Immerhin scheint das Startdatum nicht mehr in Stein gemeisselt. «Das genaue Inkrafttreten, ob 2022 oder 2023, hängt von diversen Parametern wie der Verfügbarkeit der erforderlichen personellen und finanziellen Ressourcen seitens der Kantone ab und wird unter den Verbundpartnern der Berufsbildung zurzeit geklärt», führt Keller aus.

Eine KV-Klasse während einer Stunde Wirtschaft und Gesellschaft. 

Offenbar laufen derzeit Gespräche, um die strittigen Punkte zu klären. Niemand wolle die Reform gefährden, zu viel stehe auf dem Spiel, so ein Kenner der Vorgänge. Man wolle aber einfach eine KV-Lehre, die auch funktioniere. Dass jetzt die Kritik so gross sei, hänge wohl damit zusammen, dass der Inhalt der Reform wichtigen Parteien zu lange nicht bekannt gewesen sei.

«Wie bei jeder Reform werden alle Berufsbildungspartner in den Prozess miteinbezogen. Die Berufsbildung funktioniert nur dank einer guten Zusammenarbeit zwischen allen Beteiligten, und Lösungen werden im Konsens gefunden», entgegnet SBFI-Sprecherin Keller.

Bund lässt sich KV-Reform 1,2 Millionen Franken kosten

Die Zürcher Berufsschullehrer glauben, dass die Reform auch wegen einer heiklen Verbindung zwischen Auftraggeber und Auftragnehmer in Schieflage geraten sei. Der Auftrag für die Reform ging von der Trägerin der KV-Lehre, der Schweizerischen Konferenz der kaufmännischen Ausbildungs- und Prüfungsbranchen (SKKAB), an die Firma Ectaveo, die auf Bildungsprojekte spezialisiert ist. Laut dem Zürcher Berufsschullehrer-Verband (ZLB) ist es «stossend», dass ein Vorstandsmitglied der SKKAB zu Ectaveo gewechselt habe, nachdem die Trägerin der Lehre den lukrativen Reformauftrag an Ectaveo vergeben habe.

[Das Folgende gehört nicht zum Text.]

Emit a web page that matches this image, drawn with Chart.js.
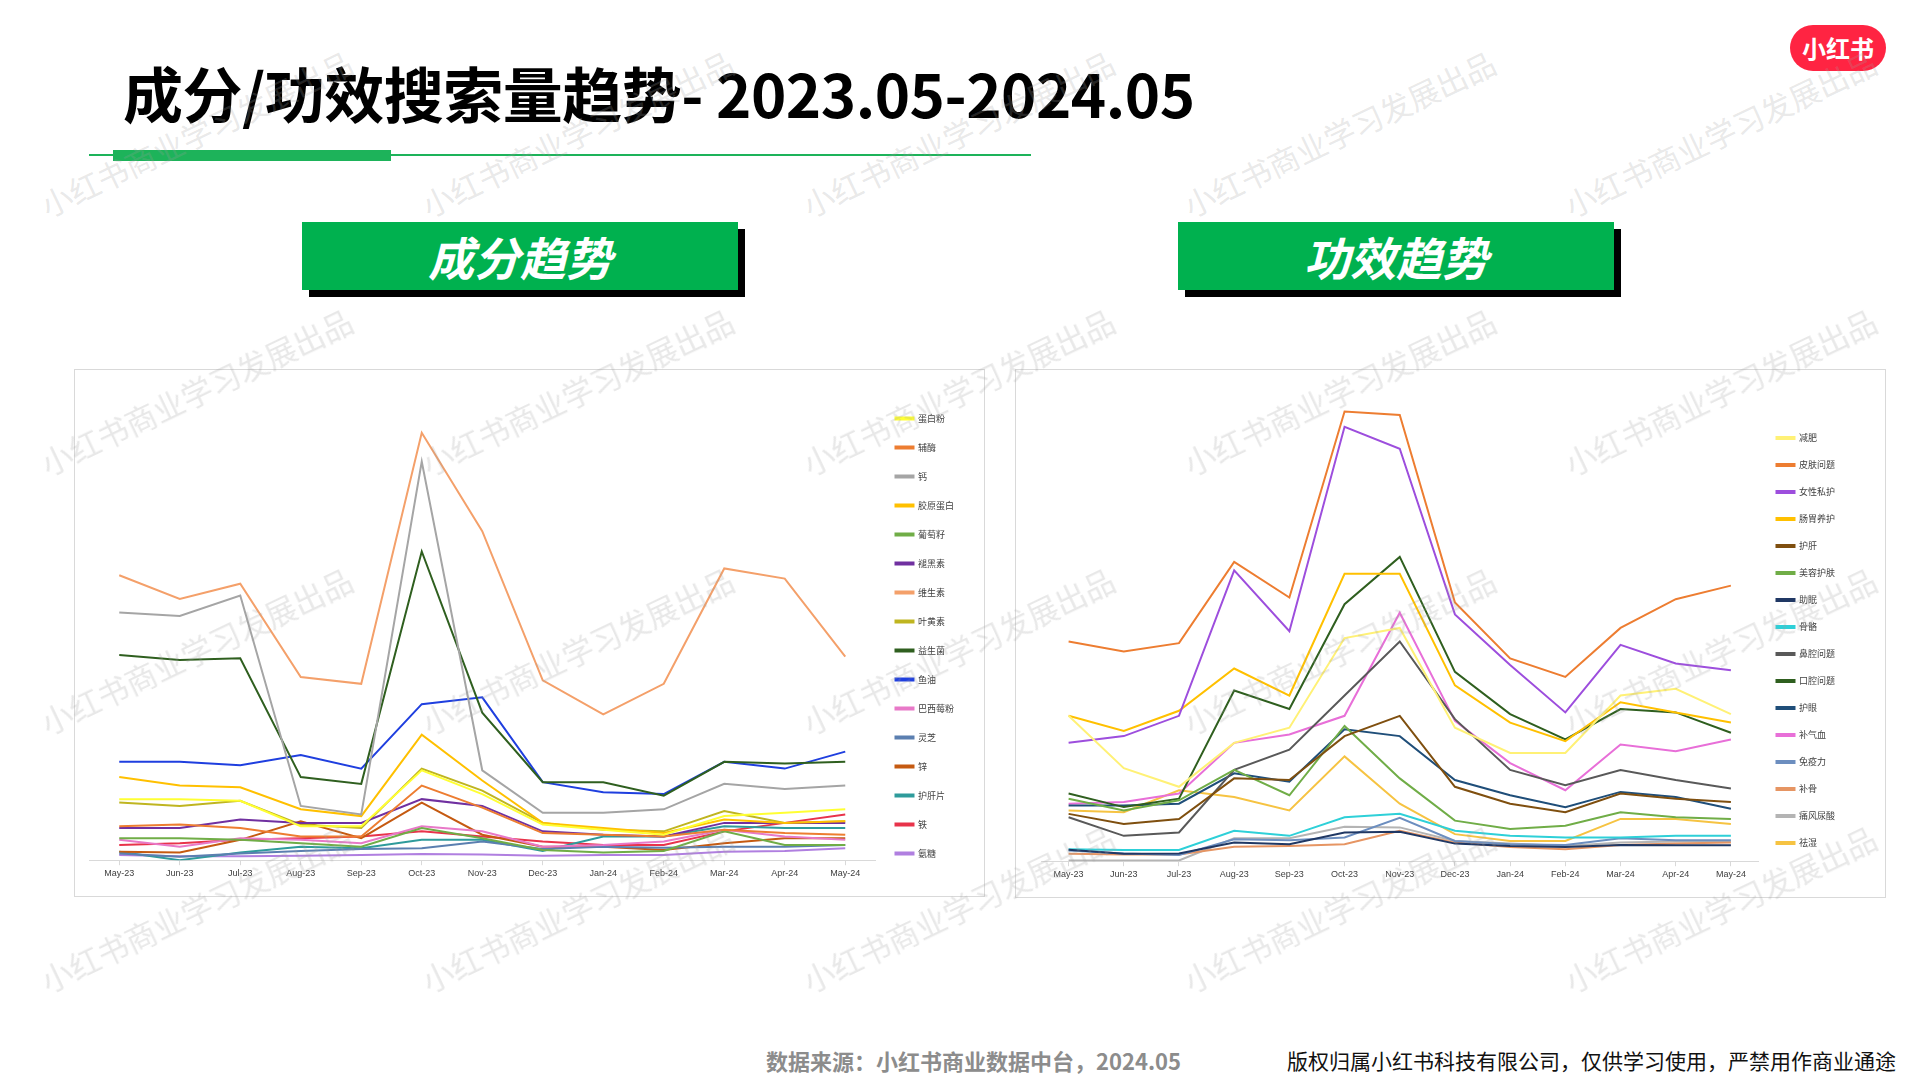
<!DOCTYPE html>
<html>
<head>
<meta charset="utf-8">
<script src="https://cdn.jsdelivr.net/npm/chart.js@4"></script>
<style>
  html, body { margin: 0; padding: 0; background: #fff; }
  body { width: 1920px; height: 1080px; position: relative; overflow: hidden; font-family: "Noto Sans CJK SC", sans-serif; }
  .title { position: absolute; left: 123px; top: 48px; font-size: 60px; font-weight: 700; color: #000; letter-spacing: -0.5px; }
  .rule { position: absolute; left: 89px; top: 154px; width: 942px; height: 2px; background: #1db35a; }
  .rule-bar { position: absolute; left: 113px; top: 150px; width: 278px; height: 11px; background: #1db35a; }
  .logo { position: absolute; left: 1790px; top: 25px; width: 96px; height: 46px; border-radius: 23px; background: #ff2442; color: #fff; font-weight: 700; font-size: 24px; text-align: center; line-height: 46px; }
  .tag { position: absolute; top: 222px; width: 436px; height: 68px; background: #00b14f; box-shadow: 7px 7px 0 #000; color: #fff; font-size: 46px; font-weight: 700; font-style: italic; text-align: center; line-height: 68px; }
  .panel { position: absolute; top: 369px; background: #fff; border: 1px solid #d9d9d9; box-sizing: border-box; }
  .foot1 { position: absolute; left: 766px; top: 1044px; font-size: 22px; font-weight: 700; color: #8c8c8c; }
  .foot2 { position: absolute; left: 1287px; top: 1045px; font-size: 21px; color: #111; }
  .wm { position: absolute; font-size: 31px; color: rgba(160,160,160,0.24); transform: translate(-50%,-50%) rotate(-25.5deg); white-space: nowrap; pointer-events: none; z-index: 5; }
</style>
</head>
<body>
<div class="title">成分/功效搜索量趋势- 2023.05-2024.05</div>
<div class="rule"></div>
<div class="rule-bar"></div>
<div class="logo">小红书</div>
<div class="tag" style="left:302px">成分趋势</div>
<div class="tag" style="left:1178px">功效趋势</div>
<div class="panel" style="left:74px;width:911px;height:528px"><canvas id="left"></canvas></div>
<div class="panel" style="left:1015px;width:871px;height:529px"><canvas id="right"></canvas></div>
<div class="foot1">数据来源：小红书商业数据中台，2024.05</div>
<div class="foot2">版权归属小红书科技有限公司，仅供学习使用，严禁用作商业通途</div>
<div id="wms"></div>
<script>
const months = ['May-23','Jun-23','Jul-23','Aug-23','Sep-23','Oct-23','Nov-23','Dec-23','Jan-24','Feb-24','Mar-24','Apr-24','May-24'];

// 成分 (ingredients)
const ingNames = ['蛋白粉','辅酶','钙','胶原蛋白','葡萄籽','褪黑素','维生素','叶黄素','益生菌','鱼油','巴西莓粉','灵芝','锌','护肝片','铁','氨糖'];
const ingColors = ['#ffff33','#ed7d31','#a5a5a5','#ffc000','#70ad47','#7030a0','#f4a06a','#bfb520','#2f5f1f','#1f3fdf','#e879c8','#5b7fb0','#c55a11','#2e9b9b','#e8334a','#b07fe0'];
const ingValues = [
  [18,18,17.5,10,10,26.5,19.5,10.5,9,7.5,13,14,15],
  [10,10.5,9.5,7,7,22,15.5,8,7.5,7,9,8,7.5],
  [73,72,78,16,13.5,117.5,26.5,14,14,15,22.5,21,22],
  [24.5,22,21.5,15,13,37,23.5,11,9.5,8,12,11,11.5],
  [6.5,6.5,6,5,4,9.5,6.5,3,2.3,2.7,8.5,4.5,4.5],
  [9.5,9.5,12,11,11,18,16,8.5,7.5,7,11,11,11],
  [84,77,81.5,54,52,126,97,53,43,52,86,83,60],
  [17,16,17.5,10.5,9.5,27,20.5,11,9,8.5,14.5,11,11.5],
  [60.5,59,59.5,24.5,22.5,91,43.5,23,23,19,29,28.5,29],
  [29,29,28,31,27,46,48,23,20,19.5,29,27,32],
  [6,4,6.5,6,5,10,8.5,4,4.5,5.5,9,7,6],
  [2,1,2,2.7,3.3,3.5,5.5,3.3,4,3.7,4,4,4.5],
  [2.5,2.3,6,11.5,6.5,17,7.5,4,4,3,5,6.5,6.5],
  [2.5,0,2.3,4,3.5,6,6,2.7,7,7,10,9.5,9.5],
  [4.5,5,6,6.5,7,8.5,7,5.5,4.5,4.5,8.5,11,13.5],
  [1.5,1.2,1.2,1.3,1.5,1.8,1.7,1.3,1.5,1.5,2.5,2.7,3.5]
];

// 功效 (effects)
const effNames = ['减肥','皮肤问题','女性私护','肠胃养护','护肝','美容护肤','助眠','骨骼','鼻腔问题','口腔问题','护眼','补气血','免疫力','补骨','痛风尿酸','祛湿'];
const effColors = ['#fff176','#ed7d31','#9d4edd','#ffc000','#7f4f0f','#70ad47','#203864','#2ed0d8','#595959','#2f5f1f','#1f4e79','#e86fd8','#6c8ebf','#e69563','#b4b4b4','#f6c342'];
const effValues = [
  [43,27.5,22,35,39.5,66,69,39.5,32,32,49,51,43.5],
  [65,62,64.5,88.5,78,133,132,76.5,60,54.5,69,77.5,81.5],
  [35,37,43,86,68,128.5,122,73,58,44,64,58.5,56.5],
  [43,38.5,44.5,57,49,85,85,52,41,35.5,47,44,41],
  [14,11,12.5,24.5,24,37,43,22,17,14.5,20,18.5,17.5],
  [18.5,15,18,27,19.5,40,24.5,12,9.5,10.5,14.5,13,12.5],
  [3.4,2.2,2.3,5.5,5,8.5,8.7,5.2,4.5,4.2,4.8,4.7,4.7],
  [3.5,3.3,3.3,9,7.5,13,14,9,7.5,7,7,7.5,7.5],
  [13,7.5,8.5,27,33,49,65,42,27,22.5,27,24,21.5],
  [20,16,18.5,50.5,45,76,90,56,43.5,36,45,44,38],
  [16.5,16.5,17,26,23.5,39,37,24,19.5,16,20.5,19,15.5],
  [17,17.5,20,35,37.5,43,73.5,41.5,29,21,34.5,32.5,36],
  [3.2,2.3,1.8,6.5,6.2,7,12.8,6,5,4.8,6.8,6.2,6.2],
  [2.2,2,2,4.3,4.5,5,9,5.5,4.2,3.5,4.8,5.2,5.5],
  [0.2,0.2,0.2,6.8,6.8,10.2,10,6,5.2,4.5,5.5,5.8,5.8],
  [15,14.5,21,19,15,31,17,8,6,6,12.5,12.5,11]
];

function makeChart(id, names, colors, values, yMax, pad, legPad) {
  new Chart(document.getElementById(id), {
    type: 'line',
    data: {
      labels: months,
      datasets: names.map((n, i) => ({
        label: n,
        data: values[i],
        borderColor: colors[i],
        backgroundColor: colors[i],
        borderWidth: 2,
        pointRadius: 0,
        tension: 0
      }))
    },
    options: {
      responsive: false,
      animation: false,
      layout: { padding: pad },
      plugins: {
        tooltip: { enabled: false },
        legend: {
          position: 'right',
          labels: {
            boxWidth: 18, boxHeight: 2, padding: legPad,
            color: '#404040',
            font: { size: 9, family: 'Noto Sans CJK SC' }
          }
        }
      },
      scales: {
        x: {
          offset: true,
          grid: { drawOnChartArea: false, drawTicks: true, tickLength: 5, color: '#d9d9d9' },
          border: { color: '#d9d9d9' },
          ticks: { color: '#404040', font: { size: 9, family: 'Liberation Sans' }, maxRotation: 0, autoSkip: false }
        },
        y: { display: false, min: 0, max: yMax }
      }
    }
  });
}

const lc = document.getElementById('left'); lc.width = 909; lc.height = 526;
const rc = document.getElementById('right'); rc.width = 869; rc.height = 527;
makeChart('left', ingNames, ingColors, ingValues, 138.6, { top: 20, left: 14, right: 20, bottom: 14 }, 20);
makeChart('right', effNames, effColors, effValues, 137, { top: 28, left: 25, right: 40, bottom: 14 }, 18);

// watermarks
const wmRows = [133, 391, 650, 908];
const wmCols = [196, 577, 958, 1339, 1720];
const wms = document.getElementById('wms');
wmRows.forEach(y => wmCols.forEach(x => {
  const d = document.createElement('div');
  d.className = 'wm';
  d.style.left = x + 'px';
  d.style.top = y + 'px';
  d.textContent = '小红书商业学习发展出品';
  wms.appendChild(d);
}));
</script>
</body>
</html>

Roland Hohl, Geschäftsführer der SKKAB, sagt dazu: «Die diffamierenden, auf einzelne Personen fokussierten Feststellungen des ZLB entbehren jeglicher Grundlage.» Alle Entscheide seien durch den Vorstand vorbereitet und durch die Delegiertenversammlung verabschiedet worden. «Das gilt auch für die Wahl der pädagogischen Begleitung durch die Ectaveo AG», so Hohl. Wie gross der Auftrag ist, den die SKKAB an Ectaveo vergeben hat, geben beide Parteien nicht bekannt.

Mittagspause an einer KV-Schule. 

Einzig der Bund legt offen, dass er die Reform der KV-Lehre mit einer Zahlung von 1,2 Millionen Franken an die SKKAB unterstützt hat. Mit der Arbeit der SKKAB ist man dort zufrieden. «Die SKKAB nimmt ihre Rolle als Trägerin der beruflichen Grundbildung wahr», sagt Keller vom SBFI.

Damit zeichnet sich ab, dass die Reform in ihren Kernelementen kaum mehr zu verändern sein dürfte, zu weit ist das Projekt fortgeschritten. Sicher scheint damit aber auch, dass nach Inkraftsetzen der neuen KV-Lehre die Verbesserungsarbeiten daran weitergehen. Damit droht die KV-Lehre zur Dauerbaustelle zu werden.